Supplied data:
◆ ◆ ◆ ◆ ◆ ◆ ◆

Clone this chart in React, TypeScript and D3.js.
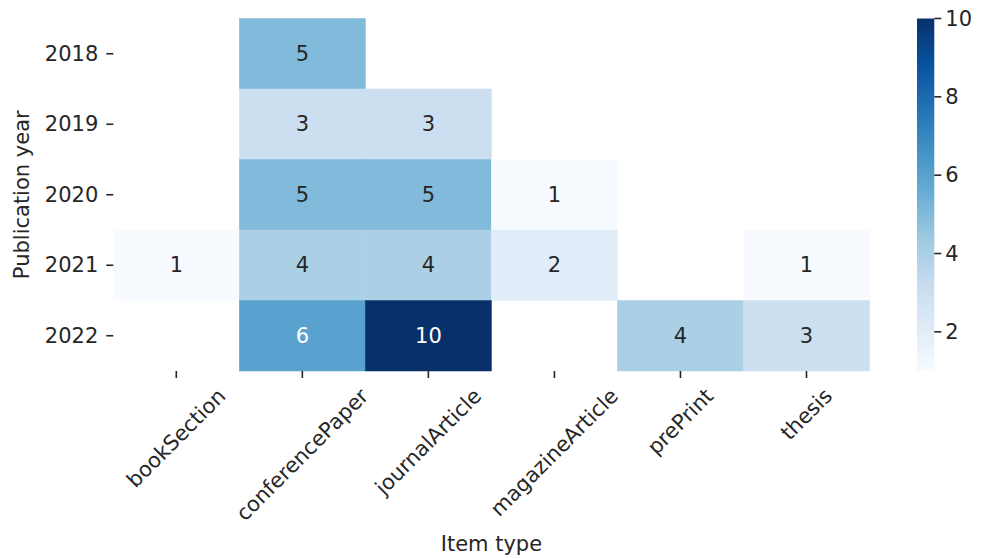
import React, { useEffect, useRef } from "react";
import * as d3 from "d3";

const years = ["2018", "2019", "2020", "2021", "2022"];
const itemTypes = ["bookSection", "conferencePaper", "journalArticle", "magazineArticle", "prePrint", "thesis"];
const counts2018 = [null, 5, null, null, null, null];
const counts2019 = [null, 3, 3, null, null, null];
const counts2020 = [null, 5, 5, 1, null, null];
const counts2021 = [1, 4, 4, 2, null, 1];
const counts2022 = [null, 6, 10, null, 4, 3];
const colorbarTicks = [2, 4, 6, 8, 10];
const bluesStops = ["#f7fbff", "#deebf7", "#c6dbef", "#9ecae1", "#6baed6", "#4292c6", "#2171b5", "#08519c", "#08306b"];

const W = 988, H = 558;
const FONT = "DejaVu Sans";
const FS = 21;

export default function App() {
  const ref = useRef<SVGSVGElement>(null);
  useEffect(() => {
    const svg = d3.select(ref.current);
    svg.selectAll("*").remove();
    const rows = [counts2018, counts2019, counts2020, counts2021, counts2022];
    const left = 113.3, right = 869.5, top = 18.5, bottom = 371;
    const x = d3.scaleBand().domain(itemTypes).range([left, right]);
    const y = d3.scaleBand().domain(years).range([top, bottom]);
    const vmin = 1, vmax = 10;
    const color = d3.scaleLinear<string>()
      .domain(bluesStops.map((_, i) => vmin + (i * (vmax - vmin)) / (bluesStops.length - 1)))
      .range(bluesStops)
      .interpolate(d3.interpolateRgb)
      .clamp(true);

    const cells: { yr: string; t: string; v: number }[] = [];
    rows.forEach((r, i) => r.forEach((v, j) => { if (v != null) cells.push({ yr: years[i], t: itemTypes[j], v: v as number }); }));

    const g = svg.append("g");
    g.selectAll("rect.cell").data(cells).enter().append("rect")
      .attr("x", d => x(d.t)!).attr("y", d => y(d.yr)!)
      .attr("width", x.bandwidth()).attr("height", y.bandwidth())
      .attr("fill", d => color(d.v)).attr("stroke", d => color(d.v)).attr("stroke-width", 0.5);

    const lum = (c: string) => {
      const rgb = d3.rgb(c);
      const f = (u: number) => { u /= 255; return u <= 0.03928 ? u / 12.92 : Math.pow((u + 0.055) / 1.055, 2.4); };
      return 0.2126 * f(rgb.r) + 0.7152 * f(rgb.g) + 0.0722 * f(rgb.b);
    };
    g.selectAll("text.ann").data(cells).enter().append("text")
      .attr("x", d => x(d.t)! + x.bandwidth() / 2).attr("y", d => y(d.yr)! + y.bandwidth() / 2)
      .attr("text-anchor", "middle").attr("dominant-baseline", "central")
      .attr("font-family", FONT).attr("font-size", FS)
      .attr("fill", d => (lum(color(d.v)) > 0.408 ? "#262626" : "#ffffff"))
      .text(d => String(d.v));

    // y axis ticks
    years.forEach(yr => {
      const cy = y(yr)! + y.bandwidth() / 2;
      g.append("line").attr("x1", left - 7).attr("x2", left).attr("y1", cy).attr("y2", cy)
        .attr("stroke", "#262626").attr("stroke-width", 1.6);
      g.append("text").attr("x", left - 15).attr("y", cy).attr("text-anchor", "end")
        .attr("dominant-baseline", "central").attr("font-family", FONT).attr("font-size", FS)
        .attr("fill", "#262626").text(yr);
    });

    // x axis ticks
    itemTypes.forEach(t => {
      const cx = x(t)! + x.bandwidth() / 2;
      g.append("line").attr("x1", cx).attr("x2", cx).attr("y1", bottom).attr("y2", bottom + 7)
        .attr("stroke", "#262626").attr("stroke-width", 1.6);
      const txt = g.append("text").attr("text-anchor", "middle").attr("dominant-baseline", "central")
        .attr("font-family", FONT).attr("font-size", FS).attr("fill", "#262626").text(t);
      const w = (txt.node() as SVGTextElement).getComputedTextLength();
      const h = FS;
      const ay = bottom + 14 + (w / 2 + h / 2) / Math.SQRT2;
      txt.attr("transform", `translate(${cx},${ay}) rotate(-45)`);
    });

    // axis labels
    g.append("text").attr("x", (left + right) / 2).attr("y", 544).attr("text-anchor", "middle")
      .attr("dominant-baseline", "central").attr("font-family", FONT).attr("font-size", FS)
      .attr("fill", "#262626").text("Item type");
    g.append("text").attr("transform", `translate(22,${(top + bottom) / 2}) rotate(-90)`)
      .attr("text-anchor", "middle").attr("dominant-baseline", "central")
      .attr("font-family", FONT).attr("font-size", FS).attr("fill", "#262626").text("Publication year");

    // colorbar
    const cbL = 917, cbR = 934.3;
    const cy = d3.scaleLinear().domain([vmin, vmax]).range([bottom, top]);
    const defs = svg.append("defs");
    const grad = defs.append("linearGradient").attr("id", "cbgrad")
      .attr("x1", 0).attr("x2", 0).attr("y1", 1).attr("y2", 0);
    bluesStops.forEach((c, i) => grad.append("stop").attr("offset", i / (bluesStops.length - 1)).attr("stop-color", c));
    g.append("rect").attr("x", cbL).attr("y", cy(vmax)).attr("width", cbR - cbL)
      .attr("height", cy(vmin) - cy(vmax)).attr("fill", "url(#cbgrad)");
    colorbarTicks.forEach(v => {
      const ty = cy(v);
      g.append("line").attr("x1", cbR).attr("x2", cbR + 7).attr("y1", ty).attr("y2", ty)
        .attr("stroke", "#262626").attr("stroke-width", 1.6);
      g.append("text").attr("x", cbR + 11).attr("y", ty).attr("dominant-baseline", "central")
        .attr("font-family", FONT).attr("font-size", FS).attr("fill", "#262626").text(String(v));
    });
  }, []);
  return (
    <svg ref={ref} width={W} height={H} style={{ position: "absolute", left: 0, top: 0, background: "#fff" }} />
  );
}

◆ ◆ ◆ ◆ ◆ ◆ ◆

From the first line above to the line containing "import * as", repeat each line exactly. Pictures stay out.

Result for this task:
Clone this chart in React, TypeScript and D3.js.
import React, { useEffect, useRef } from "react";
import * as d3 from "d3";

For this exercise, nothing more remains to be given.